Po spacerze zbieramy się na lotnisko, gdzie już czeka na nas wynajęty samochodzik.
To najdroższy wynajem auta w naszym życiu, liczę na to, że już teraz wszędzie będzie nam się wydawało, że jest tanio. Zapakowani, ruszamy w stronę Luksemburga. Planujemy nocować w naszym małym autku, gdzieś na stacji w Belgii.
Nasz pierwszy przystanek to wiatraki w Kinderdijk. Jest to 19 zabytkowych wiatraków pięknie położonych nad małymi strumieniami. Wiatraki mają blisko 300 lat, niektóre są zamieszkałe, a jeden można zwiedzać. Jest to największe skupisko wiatraków w Holandii. Widoki są tak malownicze, że zdjęcia same się robią.
Przyjechaliśmy dość późno, bo ok. 17:00 i kasy były już zamknięte. Nie wiemy czy to pora, czy coronatime. Ale dzięki temu to niezwykłe miejsce zwiedzaliśmy za darmo.
Jedziemy dalej. Z czasem pojawiają się napisy informujące o polu bitwy pod Waterloo. Szybka decyzja - jedziemy! Jaką wolność daje posiadanie samochodu. Postój nieplanowany, ale jakże cieszący.
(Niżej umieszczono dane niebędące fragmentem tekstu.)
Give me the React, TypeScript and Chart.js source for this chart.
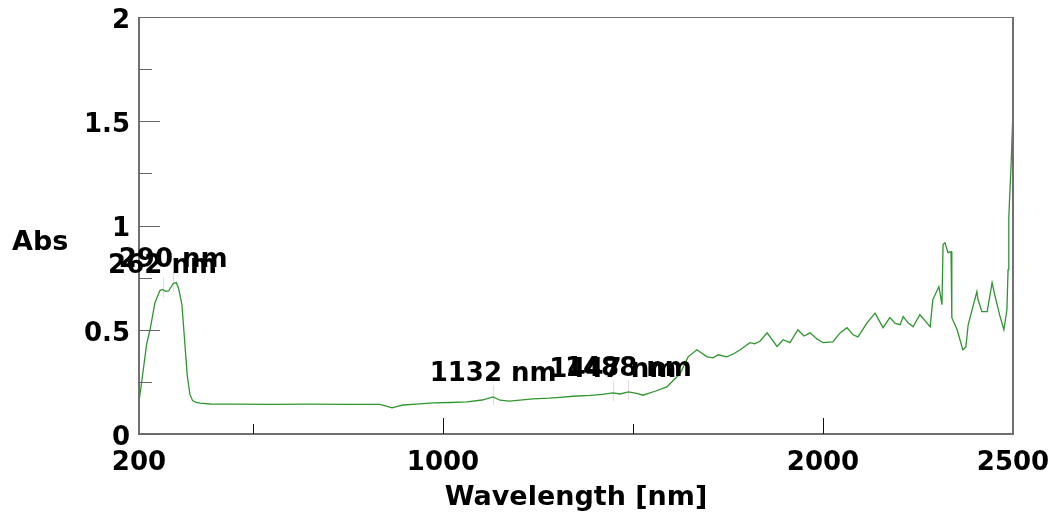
import React, { useEffect, useRef } from 'react';
import { Chart, registerables } from 'chart.js';

Chart.register(...registerables);

const FONT = 'DejaVu Sans';

const wavelengths = [
  200, 210, 220, 229, 242, 255, 262, 270, 278, 290, 298, 304, 313, 320, 327, 334, 341, 350, 361, 387,
  450, 550, 650, 750, 834, 853, 866, 880, 895, 930, 974, 1020, 1063, 1103, 1132, 1150, 1175, 1237,
  1280, 1308, 1342, 1387, 1420, 1447, 1466, 1488, 1510, 1526, 1558, 1589, 1624, 1645, 1668, 1695,
  1711, 1724, 1747, 1765, 1782, 1808, 1820, 1834, 1853, 1879, 1895, 1913, 1934, 1950, 1966, 1985,
  2000, 2026, 2045, 2063, 2079, 2092, 2116, 2137, 2158, 2176, 2190, 2203, 2211, 2224, 2237, 2255,
  2270, 2282, 2289, 2305, 2313, 2316, 2321, 2329, 2337, 2339, 2353, 2368, 2376, 2382, 2405, 2408,
  2418, 2432, 2445, 2453, 2466, 2476, 2484, 2487, 2489, 2492, 2495, 2498, 2500,
];

const absorbance = [
  0.154, 0.29, 0.43, 0.5, 0.63, 0.688, 0.693, 0.684, 0.686, 0.722, 0.726, 0.7, 0.62, 0.45, 0.28, 0.19, 0.16, 0.152, 0.148, 0.144,
  0.143, 0.142, 0.143, 0.142, 0.142, 0.132, 0.125, 0.132, 0.139, 0.143, 0.149, 0.151, 0.154, 0.163, 0.178, 0.162, 0.158, 0.168,
  0.172, 0.176, 0.181, 0.185, 0.19, 0.197, 0.192, 0.202, 0.195, 0.186, 0.205, 0.226, 0.29, 0.37, 0.404, 0.37,
  0.365, 0.38, 0.37, 0.385, 0.404, 0.438, 0.432, 0.445, 0.485, 0.42, 0.452, 0.438, 0.5, 0.47, 0.485, 0.455,
  0.438, 0.442, 0.485, 0.51, 0.476, 0.466, 0.533, 0.58, 0.51, 0.558, 0.53, 0.524, 0.563, 0.533, 0.514, 0.572,
  0.54, 0.514, 0.644, 0.707, 0.62, 0.909, 0.918, 0.87, 0.875, 0.558, 0.5, 0.404, 0.418, 0.524, 0.683, 0.644,
  0.587, 0.587, 0.726, 0.659, 0.563, 0.5, 0.596, 0.788, 1.04, 1.17, 1.29, 1.45, 1.55,
];

const xTickLabels = [200, 1000, 2000, 2500];
const xMajorTicks = [1000, 2000];
const xMinorTicks = [500, 1500];
const yTickLabels = [0, 0.5, 1, 1.5, 2];
const yMinorTicks = [0.25, 0.75, 1.25, 1.75];

const peakNm = [262, 290, 1132, 1447, 1488];
const peakAbs = [0.693, 0.722, 0.178, 0.197, 0.202];
const peakText = ['262 nm', '290 nm', '1132 nm', '1447 nm', '1488 nm'];

const yAxisLabel = 'Abs';
const xAxisLabel = 'Wavelength [nm]';

const clearPadding = (s: any) => {
  s.paddingLeft = 0;
  s.paddingRight = 0;
  s.paddingTop = 0;
  s.paddingBottom = 0;
};

const decorPlugin = {
  id: 'decor',
  beforeDatasetsDraw(chart: any) {
    const { ctx, scales } = chart;
    const x = scales.x;
    const y = scales.y;
    ctx.save();
    ctx.strokeStyle = '#e4dae4';
    ctx.lineWidth = 1;
    peakNm.forEach((nm, i) => {
      const px = Math.round(x.getPixelForValue(nm)) + 0.5;
      const py = y.getPixelForValue(peakAbs[i]);
      ctx.beginPath();
      ctx.moveTo(px, py - 12);
      ctx.lineTo(px, py + 8);
      ctx.stroke();
    });
    ctx.restore();
  },
  afterDatasetsDraw(chart: any) {
    const { ctx, chartArea: a, scales } = chart;
    const x = scales.x;
    const y = scales.y;
    ctx.save();
    // frame
    ctx.strokeStyle = '#707070';
    ctx.lineWidth = 2;
    ctx.beginPath();
    ctx.moveTo(a.left, a.top);
    ctx.lineTo(a.left, a.bottom);
    ctx.lineTo(a.right, a.bottom);
    ctx.lineTo(a.right, a.top);
    ctx.stroke();
    ctx.lineWidth = 1;
    ctx.beginPath();
    ctx.moveTo(a.left, a.top + 0.5);
    ctx.lineTo(a.right, a.top + 0.5);
    ctx.stroke();

    // y ticks (inside)
    ctx.strokeStyle = '#666666';
    ctx.lineWidth = 1;
    yTickLabels.forEach((v) => {
      const py = Math.round(y.getPixelForValue(v)) + 0.5;
      ctx.beginPath();
      ctx.moveTo(a.left, py);
      ctx.lineTo(a.left + 21, py);
      ctx.stroke();
    });
    yMinorTicks.forEach((v) => {
      const py = Math.round(y.getPixelForValue(v)) + 0.5;
      ctx.beginPath();
      ctx.moveTo(a.left, py);
      ctx.lineTo(a.left + 13, py);
      ctx.stroke();
    });

    // x ticks (inside)
    ctx.strokeStyle = '#111111';
    xMajorTicks.forEach((v) => {
      const px = Math.round(x.getPixelForValue(v)) + 0.5;
      ctx.beginPath();
      ctx.moveTo(px, a.bottom);
      ctx.lineTo(px, a.bottom - 16);
      ctx.stroke();
    });
    xMinorTicks.forEach((v) => {
      const px = Math.round(x.getPixelForValue(v)) + 0.5;
      ctx.beginPath();
      ctx.moveTo(px, a.bottom);
      ctx.lineTo(px, a.bottom - 10);
      ctx.stroke();
    });

    // peak labels
    ctx.fillStyle = '#000';
    ctx.font = `bold 26px "${FONT}"`;
    ctx.textAlign = 'center';
    ctx.textBaseline = 'middle';
    peakNm.forEach((nm, i) => {
      const px = x.getPixelForValue(nm);
      const py = y.getPixelForValue(peakAbs[i]);
      ctx.fillText(peakText[i], px, py - 23);
    });

    // y axis label
    ctx.font = `bold 27px "${FONT}"`;
    ctx.textAlign = 'left';
    ctx.fillText(yAxisLabel, 12, 243);
    ctx.restore();
  },
};

export default function App() {
  const ref = useRef<HTMLCanvasElement | null>(null);

  useEffect(() => {
    const canvas = ref.current;
    if (!canvas) return;
    const points = wavelengths.map((w, i) => ({ x: w, y: absorbance[i] }));
    const chart = new Chart(canvas, {
      type: 'line',
      data: {
        datasets: [
          {
            data: points,
            borderColor: '#2e962e',
            borderWidth: 1.3,
            pointRadius: 0,
            tension: 0,
            fill: false,
          },
        ],
      },
      options: {
        animation: false,
        responsive: false,
        layout: { padding: { left: 0, right: 45, top: 17, bottom: 0 } },
        plugins: {
          legend: { display: false },
          tooltip: { enabled: false },
        },
        scales: {
          x: {
            type: 'linear',
            min: 200,
            max: 2500,
            afterBuildTicks: (s: any) => {
              s.ticks = xTickLabels.map((v) => ({ value: v }));
            },
            afterFit: (s: any) => {
              s.height = 81;
              clearPadding(s);
            },
            grid: { display: false, drawTicks: false },
            border: { display: false },
            ticks: {
              autoSkip: false,
              maxRotation: 0,
              padding: 14,
              color: '#000',
              font: { family: FONT, size: 26, weight: 'bold' },
              callback: (v: any) => String(v),
            },
            title: {
              display: true,
              text: xAxisLabel,
              color: '#000',
              font: { family: FONT, size: 27, weight: 'bold', lineHeight: 1 },
              padding: { top: 0, bottom: 4 },
            },
          },
          y: {
            type: 'linear',
            min: 0,
            max: 2,
            afterBuildTicks: (s: any) => {
              s.ticks = yTickLabels.map((v) => ({ value: v }));
            },
            afterFit: (s: any) => {
              s.width = 139;
              clearPadding(s);
            },
            grid: { display: false, drawTicks: false },
            border: { display: false },
            ticks: {
              padding: 9,
              labelOffset: 4,
              color: '#000',
              font: { family: FONT, size: 26, weight: 'bold' },
              callback: (v: any) => String(v),
            },
          },
        },
      },
      plugins: [decorPlugin],
    } as any);
    return () => chart.destroy();
  }, []);

  return (
    <div style={{ position: 'fixed', left: 0, top: 0, width: 1058, height: 515, background: '#fff' }}>
      <canvas ref={ref} width={1058} height={515} />
    </div>
  );
}
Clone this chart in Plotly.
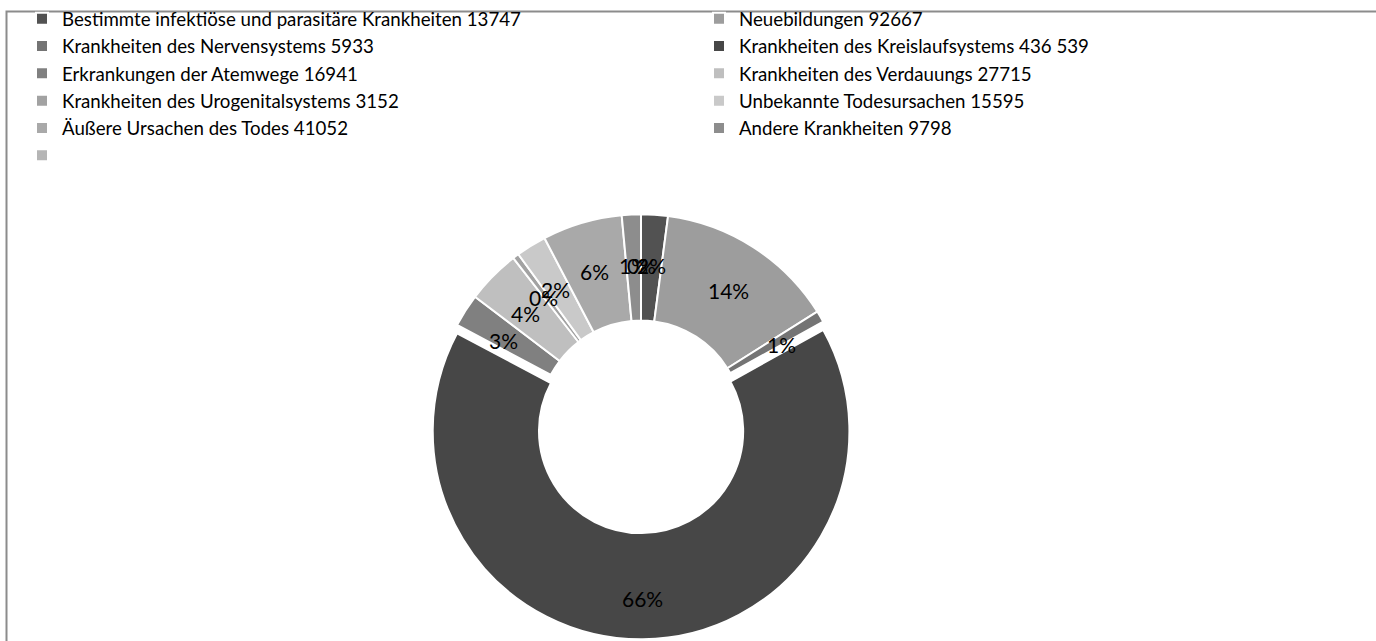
import math
import plotly.graph_objects as go

categories = [
    "Bestimmte infektiöse und parasitäre Krankheiten",
    "Neuebildungen",
    "Krankheiten des Nervensystems",
    "Krankheiten des Kreislaufsystems",
    "Erkrankungen der Atemwege",
    "Krankheiten des Verdauungs",
    "Krankheiten des Urogenitalsystems",
    "Unbekannte Todesursachen",
    "Äußere Ursachen des Todes",
    "Andere Krankheiten",
    "",
]
values = [13747, 92667, 5933, 436539, 16941, 27715, 3152, 15595, 41052, 9798, 0]
value_labels = ["13747", "92667", "5933", "436 539", "16941", "27715", "3152",
                "15595", "41052", "9798", ""]
colors = ["#525252", "#9d9d9d", "#747474", "#474747", "#808080", "#bfbfbf",
          "#a2a2a2", "#c9c9c9", "#a9a9a9", "#8d8d8d", "#b5b5b5"]
pulls = [0, 0, 0, 0.04, 0, 0, 0, 0, 0, 0, 0]
HOLE = 0.49
LABEL_R = 0.78  # label distance as fraction of the outer radius

legend_labels = [(c + " " + v).strip() or " " for c, v in zip(categories, value_labels)]

W, H = 1376, 641
cx, cy, r = 641, 422, 209
maxpull = max(pulls)
half = r * (1 + maxpull)
dom = dict(x=[(cx - half) / W, (cx + half) / W],
           y=[(H - cy - half) / H, (H - cy + half) / H])

fig = go.Figure()
fig.add_trace(go.Pie(
    labels=legend_labels,
    values=values,
    sort=False,
    direction="clockwise",
    rotation=0,
    hole=HOLE,
    pull=pulls,
    marker=dict(colors=colors, line=dict(color="white", width=2)),
    textinfo="none",
    domain=dom,
    hoverinfo="label+value+percent",
))

# percentage labels placed along each slice's mid-angle
total = sum(values)
annotations = []
cum = 0
for v, p in zip(values, pulls):
    ang = math.radians((cum + v / 2) / total * 360)
    rr = (LABEL_R + p) * r
    annotations.append(dict(
        x=(cx + rr * math.sin(ang)) / W,
        y=(H - cy + rr * math.cos(ang)) / H,
        xref="paper", yref="paper", showarrow=False,
        text=f"{round(v / total * 100)}%",
        font=dict(color="black", size=21, family="Lato"),
        xanchor="center", yanchor="middle", yshift=-5,
    ))
    cum += v

fig.update_layout(
    width=W, height=H,
    margin=dict(l=0, r=0, t=0, b=0),
    paper_bgcolor="white",
    font=dict(family="Lato", size=18.7, color="black"),
    showlegend=True,
    legend=dict(
        orientation="h",
        x=0.032, y=1.003, xanchor="left", yanchor="top",
        entrywidth=632, entrywidthmode="pixels",
        itemwidth=30,
        font=dict(family="Lato", size=18.7, color="black"),
        bgcolor="rgba(0,0,0,0)",
        traceorder="normal",
    ),
    annotations=annotations,
    shapes=[dict(type="rect", xref="paper", yref="paper",
                 x0=6.5 / W, x1=1.02, y0=-0.05, y1=1 - 9.5 / H,
                 line=dict(color="#8c8c8c", width=2), layer="below")],
)

fig.write_html("out.html",
               config={"displayModeBar": False},
               post_script="document.body.style.margin='0';document.body.style.overflow='hidden';")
Na pamiątkę bitwy usypano kopiec, na którego szczycie znajduje się lew, patrzący w stronę Francji. Lew ma 4,50 m długości i 4,45 wysokości,a waży 28 ton. Z kolei wysokość wzgórza to 41 metrów. A samo wzgórze usypano w miejscu, gdzie książę brytyjski Wilhelm I został ranny. Po pokonaniu 226 schodów odwiedzający mogą podziwiać pole bitwy. Lew wspiera łapę na kuli ziemskiej, to symbol pokoju.
Dojechaliśmy dość późno, więc na wzgórze nie mogliśmy się wspiąć, pospacerowaliśmy wokół i zawróciliśmy na parking, mijając po drodze kilka restauracji… prawie mijając… W samochodzie czekały na nas bułki, sucharki i kabanosy. Ale jak ta pizza pachniała… Nie mogliśmy przejść obojętnie. Jedna pizza na spółkę, a kolacji dopełniły zapasy, zjedzone na drewnianej ławce przy parkingu.
Ruszyliśmy dalej. Gdy już zrobiło się zupełnie ciemno, zatrzymaliśmy na stacji benzynowej. W naszym małym samochodziku dziś będziemy spać.